There are 3 main aspects that contribute to the timing different:

  1. The first double loop accesses both arrays for the first time. You are actually reading uninitialized memory which is bad if you expect any meaningful results (functionally as well as timing-wise), but in terms of timing what plays part here is the fact that these addresses are cold, and reside in the main memory (if you're lucky), or aren't even paged (if you're less lucky). In the latter case, you would have a page fault on each new page, and would invoke a system call to allocate a page for the first time. Note that this doesn't have anything to do with the order of traversal, but simply because the first access is much slower. To avoid that, initialize both arrays to some value.

  2. Cache line locality (as explained in the other answers) - if you access sequential data, you miss once per line, and then enjoy the benefit of having it fetched already. You most likely won't even hit it in the cache but rather in some buffer, since the consecutive requests will be waiting for that line to get fetched.
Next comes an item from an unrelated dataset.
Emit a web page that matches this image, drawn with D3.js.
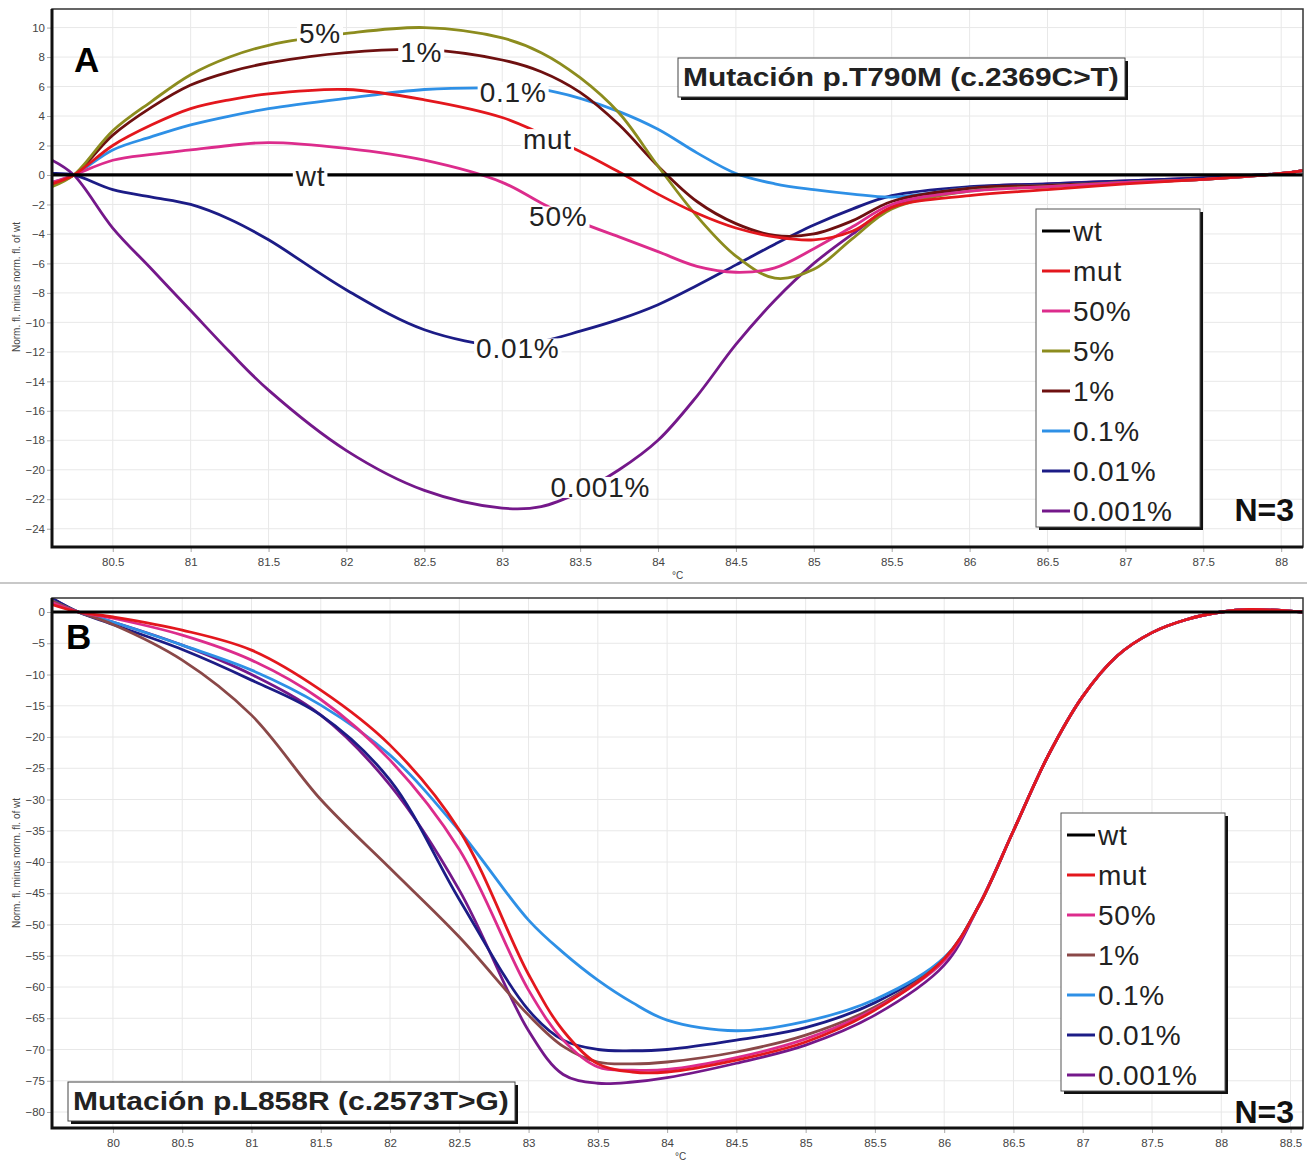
<!DOCTYPE html>
<html>
<head>
<meta charset="utf-8">
<script src="https://cdn.jsdelivr.net/npm/d3@7"></script>
<style>
  body { margin: 0; background: #fff; }
  svg { display: block; }
</style>
</head>
<body>
<div id="chart"></div>
<script>
// ---- data: panel A (T790M) ----
const tempsA = [80.11, 80.25, 80.5, 80.75, 81, 81.25, 81.5, 82, 82.5, 83, 83.25, 83.5, 83.75,
  84, 84.25, 84.5, 84.75, 85, 85.25, 85.5, 86, 86.5, 87, 87.5, 88, 88.14];
const aWt   = tempsA.map(() => 0);
const aMut  = [-0.6, 0, 2.0, 3.4, 4.5, 5.1, 5.5, 5.8, 5.1, 3.9, 2.8, 1.6, 0.2, -1.3, -2.6, -3.6, -4.2, -4.4, -3.8, -2.2, -1.4, -1.0, -0.6, -0.3, 0.1, 0.3];
const a50   = [-0.5, 0, 1.0, 1.4, 1.7, 2.0, 2.2, 1.8, 1.0, -0.5, -1.9, -3.2, -4.2, -5.2, -6.2, -6.6, -6.3, -5.0, -3.5, -2.0, -1.1, -0.8, -0.5, -0.3, 0.1, 0.3];
const a5    = [-0.8, 0, 3.0, 5.0, 6.8, 8.0, 8.8, 9.6, 10.0, 9.3, 8.3, 6.6, 4.2, 0.6, -2.8, -5.5, -7.0, -6.4, -4.3, -2.3, -1.1, -0.8, -0.5, -0.3, 0.1, 0.3];
const a1    = [-0.6, 0, 2.7, 4.6, 6.1, 7.0, 7.6, 8.3, 8.5, 7.8, 7.0, 5.6, 3.4, 0.6, -1.8, -3.3, -4.1, -4.0, -3.1, -1.8, -0.9, -0.7, -0.5, -0.3, 0.1, 0.3];
const a01   = [-0.5, 0, 1.7, 2.6, 3.4, 4.0, 4.5, 5.2, 5.8, 5.9, 5.8, 5.2, 4.3, 3.1, 1.5, 0.1, -0.6, -1.0, -1.3, -1.5, -0.9, -0.7, -0.5, -0.3, 0.1, 0.3];
const a001  = [0.1, 0, -1.0, -1.5, -2.0, -3.0, -4.4, -7.8, -10.5, -11.6, -11.3, -10.6, -9.8, -8.8, -7.5, -6.1, -4.7, -3.4, -2.3, -1.4, -0.8, -0.6, -0.4, -0.2, 0.1, 0.3];
const a0001 = [1.0, 0, -3.6, -6.4, -9.2, -12.0, -14.6, -18.7, -21.4, -22.6, -22.5, -21.5, -20.0, -18.0, -15.0, -11.5, -8.5, -6.0, -4.0, -2.2, -0.9, -0.6, -0.4, -0.2, 0.1, 0.3];
const xTicksA = [80.5, 81, 81.5, 82, 82.5, 83, 83.5, 84, 84.5, 85, 85.5, 86, 86.5, 87, 87.5, 88];
const yTicksA = [10, 8, 6, 4, 2, 0, -2, -4, -6, -8, -10, -12, -14, -16, -18, -20, -22, -24];

// ---- data: panel B (L858R) ----
const tempsB = [79.56, 79.75, 80, 80.5, 81, 81.5, 82, 82.5, 83, 83.25, 83.5, 83.75, 84, 84.5, 85, 85.5,
  86, 86.25, 86.5, 86.75, 87, 87.25, 87.5, 87.75, 88, 88.2, 88.59];
const tailB = [-47, -35, -23, -13.5, -7, -3.3, -1.2, 0, 0.4, 0];
const bWt   = tempsB.map(() => 0);
const bMut  = [1.2, 0, -0.8, -2.9, -6.1, -12.5, -21.3, -34.9, -58, -67, -72.3, -73.6, -73.6, -71.7, -68.8, -63.7, -55.5].concat(tailB);
const b50   = [1.5, 0, -1.0, -3.7, -7.7, -14, -23.7, -38, -60.5, -68.5, -72.8, -73.3, -73.2, -71.3, -68.3, -63.5, -55.8].concat(tailB);
const b1    = [1.8, 0, -2.0, -7.7, -16.5, -30, -41, -52, -64.5, -69.5, -72, -72.3, -72, -70.4, -67.7, -63.2, -55.5].concat(tailB);
const b01   = [1.8, 0, -1.6, -5.3, -9.3, -14.9, -22.9, -35, -49.3, -54.5, -58.9, -62.5, -65.3, -67, -65.5, -62, -55.3].concat(tailB);
const b001  = [2.2, 0, -2.0, -6.0, -10.9, -16.5, -26.9, -46, -63.7, -68.5, -70, -70.2, -70, -68.5, -66.5, -62.5, -55.5].concat(tailB);
const b0001 = [2.2, 0, -1.6, -5.3, -10, -16.5, -27.7, -44.5, -67, -74, -75.4, -75.2, -74.5, -72.2, -69.3, -64.5, -56.5].concat(tailB);
const xTicksB = [80, 80.5, 81, 81.5, 82, 82.5, 83, 83.5, 84, 84.5, 85, 85.5, 86, 86.5, 87, 87.5, 88, 88.5];
const yTicksB = [0, -5, -10, -15, -20, -25, -30, -35, -40, -45, -50, -55, -60, -65, -70, -75, -80];

const width = 1307, height = 1169;
const svg = d3.select("#chart").append("svg")
    .attr("width", width)
    .attr("height", height);

const axisFont = "'Liberation Sans Narrow', 'Arial Narrow', Arial, sans-serif";
const mainFont = "'Liberation Sans', Arial, sans-serif";

// separator between the two screens
svg.append("line")
  .attr("x1", 0).attr("x2", width).attr("y1", 583).attr("y2", 583)
  .attr("stroke", "#c8c8c8").attr("stroke-width", 2);

function drawPanel(p) {
  const x = d3.scaleLinear().domain(p.xDomain).range([p.left, p.right]);
  const y = d3.scaleLinear().domain(p.yDomain).range([p.bottom, p.top]);
  const g = svg.append("g");

  // grid
  g.append("g").selectAll("line").data(p.xTicks).join("line")
    .attr("x1", d => x(d)).attr("x2", d => x(d))
    .attr("y1", p.top).attr("y2", p.bottom)
    .attr("stroke", "#e8e8e8").attr("stroke-width", 1);
  g.append("g").selectAll("line").data(p.yTicks).join("line")
    .attr("x1", p.left).attr("x2", p.right)
    .attr("y1", d => y(d)).attr("y2", d => y(d))
    .attr("stroke", "#e8e8e8").attr("stroke-width", 1);

  // axes
  const yAxis = g.append("g")
    .attr("transform", `translate(${p.left},0)`)
    .call(d3.axisLeft(y).tickValues(p.yTicks).tickSize(5).tickPadding(2).tickFormat(d3.format("d")));
  const xAxis = g.append("g")
    .attr("transform", `translate(0,${p.bottom})`)
    .call(d3.axisBottom(x).tickValues(p.xTicks).tickSize(5).tickPadding(6).tickFormat(d => d));
  [yAxis, xAxis].forEach(a => {
    a.select(".domain").remove();
    a.selectAll(".tick line").attr("stroke", "#aaa");
    a.selectAll("text").attr("font-family", axisFont).attr("font-size", 11.5).attr("fill", "#444");
  });

  // lines
  const line = d3.line()
    .x((d, i) => x(p.temps[i]))
    .y(d => y(d))
    .curve(d3.curveCatmullRom.alpha(0.5));
  const clipId = "clip" + p.name;
  svg.append("clipPath").attr("id", clipId).append("rect")
    .attr("x", p.left).attr("y", p.top)
    .attr("width", p.right - p.left).attr("height", p.bottom - p.top);
  g.append("g").attr("clip-path", `url(#${clipId})`)
    .selectAll("path").data(p.series.slice().reverse()).join("path")
      .attr("d", d => line(d.values))
      .attr("fill", "none")
      .attr("stroke", d => d.color)
      .attr("stroke-width", d => d.key === "wt" ? 3.2 : 2.8);

  // frame
  g.append("rect")
    .attr("x", p.left).attr("y", p.top)
    .attr("width", p.right - p.left).attr("height", p.bottom - p.top)
    .attr("fill", "none").attr("stroke", "#333").attr("stroke-width", 1.5);
  g.append("path")
    .attr("d", `M${p.left},${p.top}V${p.bottom}H${p.right}`)
    .attr("fill", "none").attr("stroke", "#111").attr("stroke-width", 3);

  // axis titles
  g.append("text")
    .attr("transform", `translate(20,${p.yTitleY}) rotate(-90)`)
    .attr("text-anchor", "middle")
    .attr("font-family", "Arial, sans-serif").attr("font-size", 10).attr("fill", "#444")
    .text("Norm. fl. minus norm. fl. of wt");
  g.append("text")
    .attr("x", p.degX).attr("y", p.bottom + 32)
    .attr("font-family", "Arial, sans-serif").attr("font-size", 10).attr("fill", "#444")
    .text("°C");

  // panel letter
  g.append("text")
    .attr("x", p.letterX).attr("y", p.letterY)
    .attr("font-family", mainFont).attr("font-weight", "bold").attr("font-size", 35)
    .text(p.letter);

  // labels on curves (A only)
  (p.curveLabels || []).forEach(l => {
    const t = g.append("text")
      .attr("x", x(l.t)).attr("y", y(l.v))
      .attr("text-anchor", "middle").attr("dominant-baseline", "central")
      .attr("font-family", mainFont).attr("font-size", 28).attr("letter-spacing", 0.8)
      .attr("fill", "#222")
      .text(l.text);
    const bb = t.node().getBBox();
    g.insert("rect", () => t.node())
      .attr("x", bb.x - 2).attr("y", bb.y + 5)
      .attr("width", bb.width + 4).attr("height", bb.height - 10)
      .attr("fill", "#fff");
  });

  // title box (text stretched horizontally like the original)
  const tb = {x: p.titleX - 5, y: p.titleY - 19, w: 447, h: 39};
  g.append("rect")
    .attr("x", tb.x + 3).attr("y", tb.y + 3)
    .attr("width", tb.w).attr("height", tb.h)
    .attr("fill", "#111");
  g.append("rect")
    .attr("x", tb.x).attr("y", tb.y)
    .attr("width", tb.w).attr("height", tb.h)
    .attr("fill", "#fff").attr("stroke", "#444").attr("stroke-width", 1);
  const tt = g.append("text")
    .attr("font-family", mainFont).attr("font-weight", "bold").attr("font-size", 26)
    .attr("dominant-baseline", "central").attr("fill", "#222")
    .text(p.title);
  const tw = tt.node().getComputedTextLength();
  tt.attr("transform", `translate(${p.titleX},${p.titleY}) scale(${436 / tw},1)`);

  // legend
  const lg = g.append("g");
  const lh = p.series.length * 40 - 2;
  lg.append("rect")
    .attr("x", p.legX + 3).attr("y", p.legY + 3)
    .attr("width", 164).attr("height", lh)
    .attr("fill", "#111");
  lg.append("rect")
    .attr("x", p.legX).attr("y", p.legY)
    .attr("width", 164).attr("height", lh)
    .attr("fill", "#fff").attr("stroke", "#555").attr("stroke-width", 1);
  const item = lg.selectAll("g.item").data(p.series).join("g")
    .attr("class", "item")
    .attr("transform", (d, i) => `translate(${p.legX + 6},${p.legY + 22 + i * 40})`);
  item.append("line")
    .attr("x1", 0).attr("x2", 28)
    .attr("stroke", d => d.color).attr("stroke-width", 3);
  item.append("text")
    .attr("x", 31).attr("dominant-baseline", "central")
    .attr("font-family", mainFont).attr("font-size", 28).attr("letter-spacing", 0.8)
    .attr("fill", "#222")
    .text(d => d.key);

  g.append("text")
    .attr("x", p.right - 9).attr("y", p.nY)
    .attr("text-anchor", "end").attr("dominant-baseline", "central")
    .attr("font-family", mainFont).attr("font-weight", "bold").attr("font-size", 32)
    .attr("fill", "#111")
    .text("N=3");
}

drawPanel({
  name: "A", letter: "A", letterX: 74, letterY: 72,
  left: 52, right: 1303, top: 9, bottom: 547,
  xDomain: [80.11, 88.14], yDomain: [-25.24, 11.26],
  xTicks: xTicksA, yTicks: yTicksA, temps: tempsA,
  yTitleY: 287, degX: 672,
  series: [
    {key: "wt", color: "#000000", values: aWt},
    {key: "mut", color: "#e3171d", values: aMut},
    {key: "50%", color: "#dc2c8c", values: a50},
    {key: "5%", color: "#8c8c1e", values: a5},
    {key: "1%", color: "#6e1010", values: a1},
    {key: "0.1%", color: "#2e90e6", values: a01},
    {key: "0.01%", color: "#1c1c86", values: a001},
    {key: "0.001%", color: "#74188a", values: a0001}
  ],
  curveLabels: [
    {text: "5%", t: 81.83, v: 9.6},
    {text: "1%", t: 82.48, v: 8.3},
    {text: "0.1%", t: 83.07, v: 5.6},
    {text: "mut", t: 83.29, v: 2.4},
    {text: "wt", t: 81.77, v: -0.1},
    {text: "50%", t: 83.36, v: -2.85},
    {text: "0.01%", t: 83.1, v: -11.8},
    {text: "0.001%", t: 83.63, v: -21.2}
  ],
  title: "Mutación p.T790M (c.2369C>T)", titleX: 683, titleY: 77,
  legX: 1036, legY: 209, nY: 510
});

drawPanel({
  name: "B", letter: "B", letterX: 66, letterY: 649,
  left: 52, right: 1303, top: 598, bottom: 1128,
  xDomain: [79.56, 88.59], yDomain: [-82.56, 2.24],
  xTicks: xTicksB, yTicks: yTicksB, temps: tempsB,
  yTitleY: 863, degX: 675,
  series: [
    {key: "wt", color: "#000000", values: bWt},
    {key: "mut", color: "#e3171d", values: bMut},
    {key: "50%", color: "#dc2c8c", values: b50},
    {key: "1%", color: "#8a4848", values: b1},
    {key: "0.1%", color: "#2e90e6", values: b01},
    {key: "0.01%", color: "#1c1c86", values: b001},
    {key: "0.001%", color: "#74188a", values: b0001}
  ],
  title: "Mutación p.L858R (c.2573T>G)", titleX: 73, titleY: 1101,
  legX: 1061, legY: 813, nY: 1112
});
</script>
</body>
</html>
When accessing column-wise, you would fetch the line, cache it, but if the reuse distance is large enough - you would lose it and have to fetch it again.

  3. Prefetching - modern CPUs would have HW prefetching mechanisms that can detect sequential accesses and prefetch the data ahead of time, which will eliminate even the first miss of each line. Most CPUs also have stride based prefetches which may be able to cover the column size, but these things don't work well usually with matrix structures since you have too many columns and it would be impossible for HW to track all these stride flows simultaneously.

As a side note, I would recommend that any timing measurement would be performed multiple times and amortized - that would have eliminated problem #1.